O Natal é Feliz?
A minha tentativa de uma mensagem de Natal que não seja vazia e repetitiva
As crianças acreditam no Pai Natal.
Alegadamente, existe um velhinho que mora no Pólo Norte e que durante uma noite entrega prendas a todas as crianças do mundo. Excepto, claro, as que tiverem sido mortas durante este ano em qualquer uma das muitas guerras que existem no planeta.
Os mais velhos, as crianças com mais de 18 anos (até aos 80, a maior parte das vezes), continua a acreditar no Pai Natal, mas através do milagre da transubstanciação (ou outro qualquer passe de magia) deixaram de acreditar num velhinho finlandês, para passar a acreditar em outros velhinhos, muitas vezes senis.
Muitas crianças com mais de 18 anos são levadas a acreditar que existem velhinhos já não na Finlândia, mas na América, que também irão trazer presentes grátis para todos. Para muitas destas crianças, estas prendas infelizmente agora já só chegam de 4 em 4 anos. Quando lhes perguntam se se portaram bem, respondem “sim, votei”.
Para outras crianças adultas, o Pai Natal Americano é bastante mais generoso, no entanto. Basta essas crianças adultas terem um pedaço de terra com bons recursos naturais para receberem prendas quase diariamente.
Cada país tem, claro o Pai Natal que merece. Portugal tem ou parece que quer ter um que lhes trará muita felicidade e coisas grátis. Uma figura de Pai, não Natal, mas Marcial. Aliás, O Pai Natal português passou por um processo de recrutamento bastante rígido, em que distribuiu várias doses de prendas a 94,63% dos portugueses. As crianças adoraram e querem agora agradecer ao Pai Natal. As que ainda não morreram de miocardite ou turbo-cancro.
Toda esta felicidade trazida pelos vários Pais Natais às crianças adultas de todo o mundo não é, no entanto, suficiente. E as crianças adultas demonstram essa insatisfação por alturas do Solstício de Inverno, quando os dias se tornam mais pequenos e o frio (no Hemisfério Norte, o único que interessa) se torna mais forte. A depressão vai atacando mais, a vidinha miserável que levaram coloca-lhes um peso na consciência, e por isso criticam o estado actual do mundo, e demonstram a sua esperança num mundo melhor. Um bom ano, que seja pelo menos não tão mau como o que agora acaba.
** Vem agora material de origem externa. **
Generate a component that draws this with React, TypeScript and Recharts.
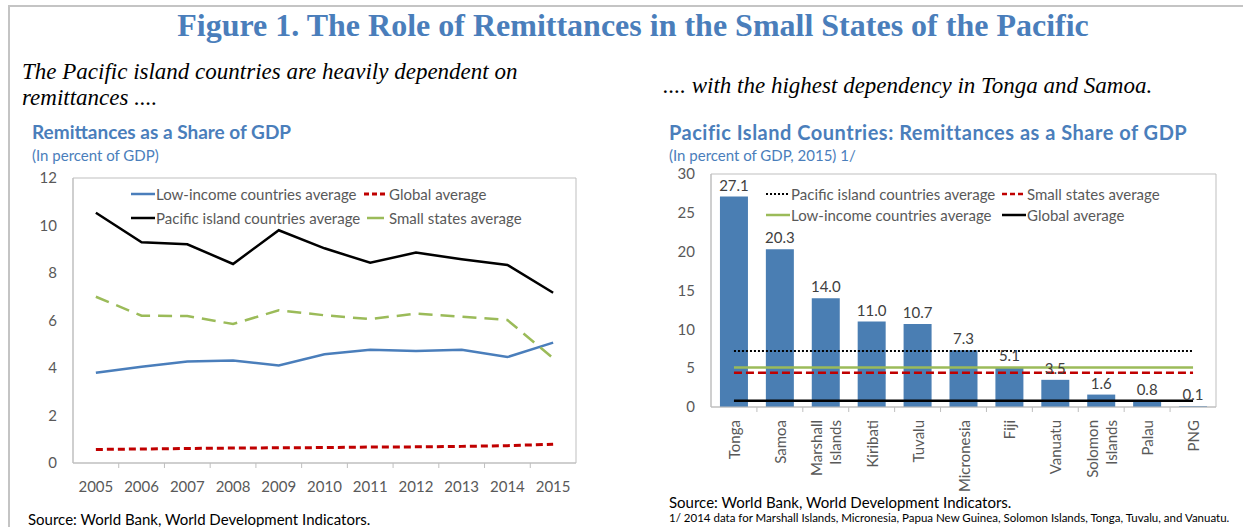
import { LineChart, Line, XAxis, YAxis, Legend, CartesianGrid, ComposedChart, Bar, LabelList } from 'recharts';

// left panel: remittances as a share of GDP, 2005-2015
const years = ['2005', '2006', '2007', '2008', '2009', '2010', '2011', '2012', '2013', '2014', '2015'];
const lowIncomeAvg = [3.8, 4.05, 4.27, 4.32, 4.11, 4.58, 4.77, 4.72, 4.77, 4.46, 5.07];
const globalAvg = [0.57, 0.59, 0.61, 0.63, 0.64, 0.65, 0.67, 0.68, 0.7, 0.73, 0.79];
const pacificAvg = [10.54, 9.29, 9.21, 8.38, 9.8, 9.04, 8.43, 8.86, 8.58, 8.34, 7.17];
const smallStatesAvg = [7.0, 6.2, 6.19, 5.85, 6.43, 6.22, 6.06, 6.29, 6.16, 6.02, 4.41];
const leftTicks = [0, 2, 4, 6, 8, 10, 12];

// right panel: Pacific island countries, 2015
const countries = ['Tonga', 'Samoa', 'Marshall Islands', 'Kiribati', 'Tuvalu', 'Micronesia', 'Fiji', 'Vanuatu', 'Solomon Islands', 'Palau', 'PNG'];
const remittances2015 = [27.1, 20.3, 14.0, 11.0, 10.7, 7.3, 5.1, 3.5, 1.6, 0.8, 0.1];
const pacific2015 = 7.2;
const smallStates2015 = 4.4;
const lowIncome2015 = 5.1;
const global2015 = 0.8;
const rightTicks = [0, 5, 10, 15, 20, 25, 30];

const lineData = years.map((year, i) => ({
  year,
  low: lowIncomeAvg[i],
  global: globalAvg[i],
  pacific: pacificAvg[i],
  small: smallStatesAvg[i],
}));

const barData = countries.map((name, i) => ({
  name,
  value: remittances2015[i],
  pacific: pacific2015,
  small: smallStates2015,
  low: lowIncome2015,
  global: global2015,
}));

const BLUE = '#4a7ebb';
const BAR = '#4a7eb3';
const RED = '#c00000';
const GREEN = '#9bbb59';
const AXIS = '#bfbfbf';
const TICK = '#595959';
const SANS = 'Lato, "Open Sans", sans-serif';
const SERIF = '"Liberation Serif", "Times New Roman", serif';
const FS = 15;

function boxH({ offset }: any) {
  return [offset.top, offset.top + offset.height];
}
function boxV({ offset }: any) {
  return [offset.left, offset.left + offset.width];
}

// legend laid out as a 2-column grid, in the order given by `order`
function LegendGrid({ payload, colWidth, rowHeight, styles, order }: any) {
  const items = order
    .map((k: string) => (payload || []).find((e: any) => e.dataKey === k))
    .filter(Boolean);
  return (
    <div style={{ display: 'grid', gridTemplateColumns: `${colWidth}px auto`, fontFamily: SANS, fontSize: FS, color: TICK }}>
      {items.map((entry: any) => {
        const s = styles[entry.dataKey] || {};
        return (
          <div key={entry.dataKey} style={{ display: 'flex', alignItems: 'center', height: rowHeight, whiteSpace: 'nowrap' }}>
            <svg width={24} height={10} style={{ marginRight: 1 }}>
              <line x1={0} x2={24} y1={5} y2={5} stroke={entry.color} strokeWidth={s.w || 2.5} strokeDasharray={s.dash} />
            </svg>
            <span>{entry.value}</span>
          </div>
        );
      })}
    </div>
  );
}

const leftStyles: Record<string, any> = {
  low: { w: 2.5 },
  global: { w: 3, dash: '5 3' },
  pacific: { w: 2.5 },
  small: { w: 2.5, dash: '0 3 17 10' },
};
const rightStyles: Record<string, any> = {
  pacific: { w: 2, dash: '2 2' },
  small: { w: 2.5, dash: '5 3' },
  low: { w: 2.5 },
  global: { w: 2.5 },
};

function YearTick({ x, y, payload, index }: any) {
  const half = payload.offset || 0;
  const axisY = y - 23;
  return (
    <g>
      <text x={x} y={y} textAnchor="middle" dominantBaseline="central" fill={TICK} fontSize={FS} fontFamily={SANS}>
        {payload.value}
      </text>
      {index < years.length - 1 && (
        <line x1={x + half} x2={x + half} y1={axisY} y2={axisY + 5} stroke={AXIS} />
      )}
    </g>
  );
}

function CountryTick({ x, y, payload, index }: any) {
  const half = payload.offset || 0;
  const axisY = y - 11;
  const parts = String(payload.value).split(' ');
  return (
    <g>
      {index < countries.length - 1 && (
        <line x1={x + half} x2={x + half} y1={axisY} y2={axisY + 5} stroke={AXIS} />
      )}
      <g transform={`translate(${x},${y + 2}) rotate(-90)`}>
        {parts.map((p, i) => (
          <text key={p} x={0} y={(i - (parts.length - 1) / 2) * 19} textAnchor="end" dominantBaseline="central" fill={TICK} fontSize={FS} fontFamily={SANS}>
            {p}
          </text>
        ))}
      </g>
    </g>
  );
}

const txt = (extra: any) => ({ position: 'absolute' as const, whiteSpace: 'nowrap' as const, margin: 0, ...extra });

export default function App() {
  return (
    <div style={{ position: 'absolute', left: 0, top: 0, width: 1243, height: 527, background: '#fff', overflow: 'hidden' }}>
      {/* frame */}
      <div style={{ position: 'absolute', left: 8, top: 5, width: 1235, height: 2, background: '#c4c4c4' }} />
      <div style={{ position: 'absolute', left: 8, top: 5, width: 2, height: 522, background: '#c4c4c4' }} />

      <div style={txt({ left: 0, width: 1266, top: 6, textAlign: 'center', fontFamily: SERIF, fontWeight: 'bold', fontSize: 32, color: BLUE, lineHeight: '38px' })}>
        Figure 1. The Role of Remittances in the Small States of the Pacific
      </div>

      <div style={txt({ left: 22, top: 59, fontFamily: SERIF, fontStyle: 'italic', fontSize: 23, lineHeight: '26px', color: '#000' })}>
        The Pacific island countries are heavily dependent on
        <br />
        remittances ....
      </div>
      <div style={txt({ left: 663, top: 73, fontFamily: SERIF, fontStyle: 'italic', fontSize: 23, lineHeight: '26px', color: '#000' })}>
        .... with the highest dependency in Tonga and Samoa.
      </div>

      <div style={txt({ left: 32, top: 120, fontFamily: SANS, fontWeight: 'bold', fontSize: 19, color: BLUE, lineHeight: '24px' })}>
        Remittances as a Share of GDP
      </div>
      <div style={txt({ left: 32, top: 146, fontFamily: SANS, fontSize: 15, color: BLUE, lineHeight: '18px' })}>
        (In percent of GDP)
      </div>
      <div style={txt({ left: 669, top: 120, fontFamily: SANS, fontWeight: 'bold', fontSize: 20, letterSpacing: 0.5, color: BLUE, lineHeight: '24px' })}>
        Pacific Island Countries: Remittances as a Share of GDP
      </div>
      <div style={txt({ left: 669, top: 146, fontFamily: SANS, fontSize: 15, color: BLUE, lineHeight: '18px' })}>
        (In percent of GDP, 2015) 1/
      </div>

      <div style={{ position: 'absolute', left: 20, top: 165 }}>
        <LineChart width={560} height={338} data={lineData} margin={{ top: 13, right: 4, bottom: 0, left: 13 }}>
          <CartesianGrid stroke={AXIS} horizontalCoordinatesGenerator={boxH} verticalCoordinatesGenerator={boxV} />
          <XAxis dataKey="year" scale="band" height={40} axisLine={{ stroke: AXIS }} tickLine={false} tickSize={0} tickMargin={23} tick={<YearTick />} interval={0} />
          <YAxis domain={[0, 12]} ticks={leftTicks} width={40} axisLine={{ stroke: AXIS }} tickLine={false} tickSize={0} tickMargin={16} tick={{ fill: TICK, fontSize: FS, fontFamily: SANS }} />
          <Legend
            layout="horizontal"
            verticalAlign="middle"
            align="center"
            wrapperStyle={{ left: 111, top: 17, width: 420 }}
            content={(p: any) => (
              <LegendGrid payload={p.payload} colWidth={233} rowHeight={24} styles={leftStyles} order={['low', 'global', 'pacific', 'small']} />
            )}
          />
          <Line dataKey="low" name="Low-income countries average" stroke={BLUE} strokeWidth={2.5} dot={false} isAnimationActive={false} />
          <Line dataKey="global" name="Global average" stroke={RED} strokeWidth={3} strokeDasharray="7 4" dot={false} isAnimationActive={false} />
          <Line dataKey="pacific" name="Pacific island countries average" stroke="#000" strokeWidth={2.5} dot={false} isAnimationActive={false} />
          <Line dataKey="small" name="Small states average" stroke={GREEN} strokeWidth={2.5} strokeDasharray="14 8" dot={false} isAnimationActive={false} />
        </LineChart>
      </div>

      <div style={{ position: 'absolute', left: 660, top: 160 }}>
        <ComposedChart width={560} height={337} data={barData} margin={{ top: 14, right: 4, bottom: 0, left: 11 }} barCategoryGap="19.5%">
          <CartesianGrid stroke={AXIS} horizontalCoordinatesGenerator={boxH} verticalCoordinatesGenerator={boxV} />
          <XAxis dataKey="name" height={90} axisLine={{ stroke: AXIS }} tickLine={false} tickSize={0} tickMargin={11} tick={<CountryTick />} interval={0} />
          <YAxis domain={[0, 30]} ticks={rightTicks} width={40} axisLine={{ stroke: AXIS }} tickLine={false} tickSize={0} tickMargin={16} tick={{ fill: TICK, fontSize: FS, fontFamily: SANS }} />
          <Legend
            layout="horizontal"
            verticalAlign="middle"
            align="center"
            wrapperStyle={{ left: 106, top: 23, width: 420 }}
            content={(p: any) => (
              <LegendGrid payload={p.payload} colWidth={236} rowHeight={21} styles={rightStyles} order={['pacific', 'small', 'low', 'global']} />
            )}
          />
          <Bar dataKey="value" fill={BAR} legendType="none" isAnimationActive={false}>
            <LabelList dataKey="value" position="top" offset={6} formatter={(v: any) => Number(v).toFixed(1)} fill="#404040" fontSize={FS} fontFamily={SANS} />
          </Bar>
          <Line dataKey="pacific" name="Pacific island countries average" stroke="#000" strokeWidth={2} strokeDasharray="2 2" dot={false} isAnimationActive={false} />
          <Line dataKey="small" name="Small states average" stroke={RED} strokeWidth={2.5} strokeDasharray="8 4" dot={false} isAnimationActive={false} />
          <Line dataKey="low" name="Low-income countries average" stroke={GREEN} strokeWidth={2.5} dot={false} isAnimationActive={false} />
          <Line dataKey="global" name="Global average" stroke="#000" strokeWidth={2.5} dot={false} isAnimationActive={false} />
        </ComposedChart>
      </div>

      <div style={txt({ left: 28, top: 510, fontFamily: SANS, fontSize: 15, color: '#000', lineHeight: '18px' })}>
        Source: World Bank, World Development Indicators.
      </div>
      <div style={txt({ left: 669, top: 493, fontFamily: SANS, fontSize: 15, color: '#000', lineHeight: '18px' })}>
        Source: World Bank, World Development Indicators.
      </div>
      <div style={txt({ left: 669, top: 511, fontFamily: SANS, fontSize: 11.5, color: '#000', lineHeight: '14px' })}>
        1/ 2014 data for Marshall Islands, Micronesia, Papua New Guinea, Solomon Islands, Tonga, Tuvalu, and Vanuatu.
      </div>
    </div>
  );
}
Comem bacalhau e bolo-rei, bebem copiosamente (mais que nos outros dias) para afastar a tristeza, e sentem-se bem por saberem que o Pai Natal toma conta delas. No dia a seguir os embrulhos rasgados, a ressaca e a conta bancária vazia irão fazer pensar durante uns momentos se valeu a pena. Valeu, e repetirão no próximo ano, porque a esperança é a última coisa a perder.
As crianças sabem que o mundo está mal, mas como crianças que são não sabem o que fazer para o melhorar. Existem crianças adultas que ainda não sabem sequer limpar os seus rabinhos em condições, quanto mais saber o que fazer para melhorar o mundo.
As crianças precisam de acreditar que um Salvador virá. Existem até profecias (alegadamente já concretizadas) de que um Salvador virá. E que melhor do que escrever palavras num livro, para garantir que se virá a concretizar?
Perto do Natal o ciclo da Terra nasce de novo. Os dias começam a ser maiores, e teremos um novo ano, novas colheitas, a possibilidade de novas histórias, de renascer. As crianças recebem prendas e acreditam que elas caem do céu, ou que são entregues por figuras mágicas. Acreditam que um dia por ano, o Bem vence. Por isso compram prendas, enchem a mesa, desejam “Boas Festas” e distribuem abraços.
Amanhã será um novo dia, e podemos voltar a ser os mesquinhos egoístas que sempre fomos, poderemos continuar a ignorar os outros, a pregar a insanidade, e a continuar a ser os FDP do costume, criticando tudo e todos, esperando que o nosso ego prevaleça.
Daqui a um ano voltaremos a ficar surpreendidos que o ano correu mal de novo, o mundo continua a estar cada vez pior, a culpa é do/a Pai Natal que escolhemos, e que afinal não é um Pai Natal verdadeiro. Mas o próximo vai ser.
Mas em Dezembro do próximo ano voltaremos a dizer as mesmas generalidades e platitudes habituais, desejaremos um melhor próximo ano, tudo de bom para ti e para os teus, prometeremos ser melhores, e esperar que o Mundo se conserte a si próprio. Ou que venha o Salvador para o mudar. Nada muda, nada mudará. O ciclo da vida é este, e com a qualidade de Humanidade que temos, não teremos um futuro risonho.
A não ser que venha um Salvador para nos salvar de nós próprios.